File size: 5,881 Bytes

---
license: apache-2.0
datasets:
- honicky/hdfs-logs-encoded-blocks
- Kingslayer5437/BGL
language:
- en
metrics:
- f1
- precision
- recall
- roc_auc
base_model:
- distilbert/distilbert-base-uncased
pipeline_tag: text-classification
library_name: transformers
tags:
- log-analysis
- anomaly-detection
- bert
- huggingface
model-index:
- name: CloudOpsBERT (distributed-storage)
  results:
  - task:
      type: text-classification
      name: Anomaly Detection
    dataset:
      name: HDFS
      type: honicky/hdfs-logs-encoded-blocks
      split: test
    metrics:
    - type: f1
      value: 0.571
    - type: precision
      value: 0.992
    - type: recall
      value: 0.401
    - type: auroc
      value: 0.73
    - type: threshold
      value: 0.5
- name: CloudOpsBERT (HPC)
  results:
  - task:
      type: text-classification
      name: Anomaly Detection
    dataset:
      name: BGL
      type: Kingslayer5437/BGL
      split: test
    metrics:
    - type: f1
      value: 1.00
    - type: precision
      value: 1.00
    - type: recall
      value: 1.00
    - type: auroc
      value: 1.00
    - type: threshold
      value: 0.05
---
---
# CloudOpsBERT: Domain-Specific Language Models for Cloud Operations

CloudOpsBERT is an open-source project exploring **domain-adapted transformer models** for **cloud operations log analysis** — specifically anomaly detection, reliability monitoring, and cost optimization.
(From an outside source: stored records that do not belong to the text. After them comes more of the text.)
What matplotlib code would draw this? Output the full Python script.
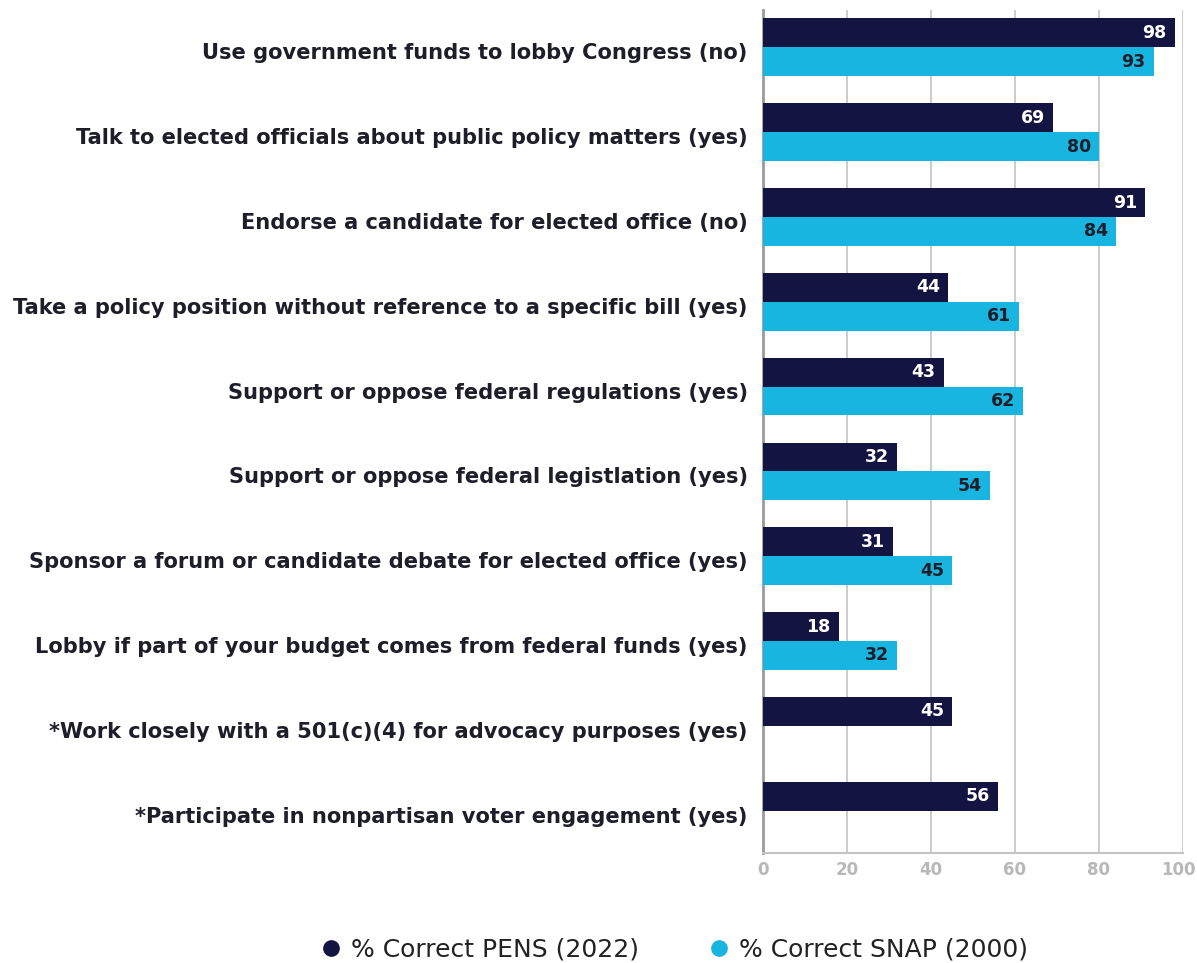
"""Horizontal grouped bars: share of correct answers, PENS 2022 vs SNAP 2000."""

import matplotlib

matplotlib.use("Agg")
import matplotlib.pyplot as plt
import matplotlib.transforms as mtransforms
import numpy as np
from matplotlib.lines import Line2D

questions = [
    "Use government funds to lobby Congress (no)",
    "Talk to elected officials about public policy matters (yes)",
    "Endorse a candidate for elected office (no)",
    "Take a policy position without reference to a specific bill (yes)",
    "Support or oppose federal regulations (yes)",
    "Support or oppose federal legistlation (yes)",
    "Sponsor a forum or candidate debate for elected office (yes)",
    "Lobby if part of your budget comes from federal funds (yes)",
    "*Work closely with a 501(c)(4) for advocacy purposes (yes)",
    "*Participate in nonpartisan voter engagement (yes)",
]
pens_2022 = [98, 69, 91, 44, 43, 32, 31, 18, 45, 56]
snap_2000 = [93, 80, 84, 61, 62, 54, 45, 32, None, None]
x_ticks = [0, 20, 40, 60, 80, 100]

DARK = "#141442"
LIGHT = "#17b5e0"
GRID = "#c4c4c4"
TICK = "#b8b8b8"

plt.rcParams["font.family"] = ["DejaVu Sans"]

fig = plt.figure(figsize=(11.97, 9.63), dpi=100)
ax = fig.add_axes([763 / 1197, 1 - 853 / 963, 420 / 1197, 843 / 963])

y = np.arange(len(questions))
h = 0.34

ax.barh(y - h / 2, pens_2022, height=h, color=DARK, zorder=3)
snap_idx = [i for i, v in enumerate(snap_2000) if v is not None]
snap_vals = [snap_2000[i] for i in snap_idx]
ax.barh(np.array(snap_idx) + h / 2, snap_vals, height=h, color=LIGHT, zorder=3)

for i, v in enumerate(pens_2022):
    ax.text(v - 1.9, i - h / 2, str(v), ha="right", va="center",
            color="white", fontsize=12.5, fontweight="bold", zorder=4)
for i, v in zip(snap_idx, snap_vals):
    ax.text(v - 1.9, i + h / 2, str(v), ha="right", va="center",
            color="#1e1e2a", fontsize=12.5, fontweight="bold", zorder=4)

ax.set_xlim(0, 100)
ax.set_ylim(9.5, -0.44)
ax.set_xticks(x_ticks)
ax.set_xticklabels([str(t) for t in x_ticks], color=TICK, fontsize=12, fontweight="bold")
ax.tick_params(axis="x", length=0, pad=6)
# keep the last tick label inside the canvas
shift = mtransforms.ScaledTranslation(-5 / 100, 0, fig.dpi_scale_trans)
last = ax.get_xticklabels()[-1]
last.set_transform(last.get_transform() + shift)

ax.set_yticks(y)
ax.set_yticklabels(questions, fontsize=15.1, fontweight="bold", color="#1e1e2a",
                   va="center")
ax.tick_params(axis="y", length=0, pad=11)
for lbl in ax.get_yticklabels():
    lbl.set_transform(lbl.get_transform()
                      + mtransforms.ScaledTranslation(0, -6 / 100, fig.dpi_scale_trans))

ax.grid(axis="x", color=GRID, linewidth=1.2, zorder=0)
for side in ("top", "right"):
    ax.spines[side].set_visible(False)
ax.spines["left"].set_color("#9a9a9a")
ax.spines["left"].set_linewidth(2)
ax.spines["bottom"].set_color(GRID)
ax.spines["bottom"].set_linewidth(1.5)

handles = [
    Line2D([], [], marker="o", linestyle="", markersize=11, color=DARK),
    Line2D([], [], marker="o", linestyle="", markersize=11, color=LIGHT),
]
fig.legend(handles, ["% Correct PENS (2022)", "% Correct SNAP (2000)"],
           loc="center", bbox_to_anchor=(0.561, 0.014), ncol=2, frameon=False,
           fontsize=18, handletextpad=0.2, handlelength=1.2, columnspacing=2.6,
           labelcolor="#222222")

fig.savefig("out.png", dpi=100)
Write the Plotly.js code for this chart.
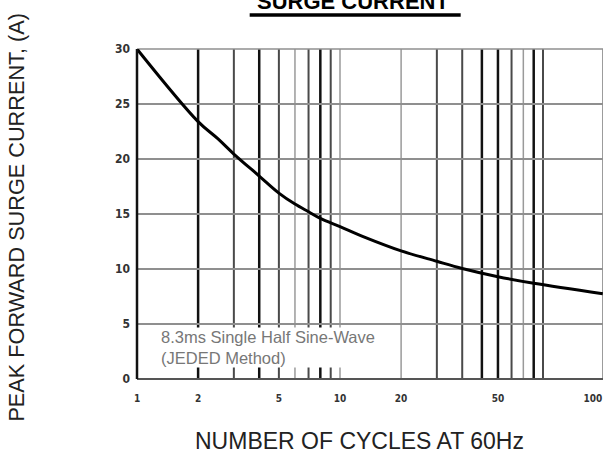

This project fine-tunes lightweight BERT variants (e.g., DistilBERT) on large-scale system log datasets (HDFS, BGL) and provides ready-to-use models for the research and practitioner community.

---

## 🚀 Motivation

Modern cloud platforms generate massive amounts of logs. Detecting anomalies in these logs is crucial for:
- Ensuring **reliability** (catching failures early),
- Improving **cost efficiency** (identifying waste or misconfigurations),
- Supporting **autonomous operations** (AIOps).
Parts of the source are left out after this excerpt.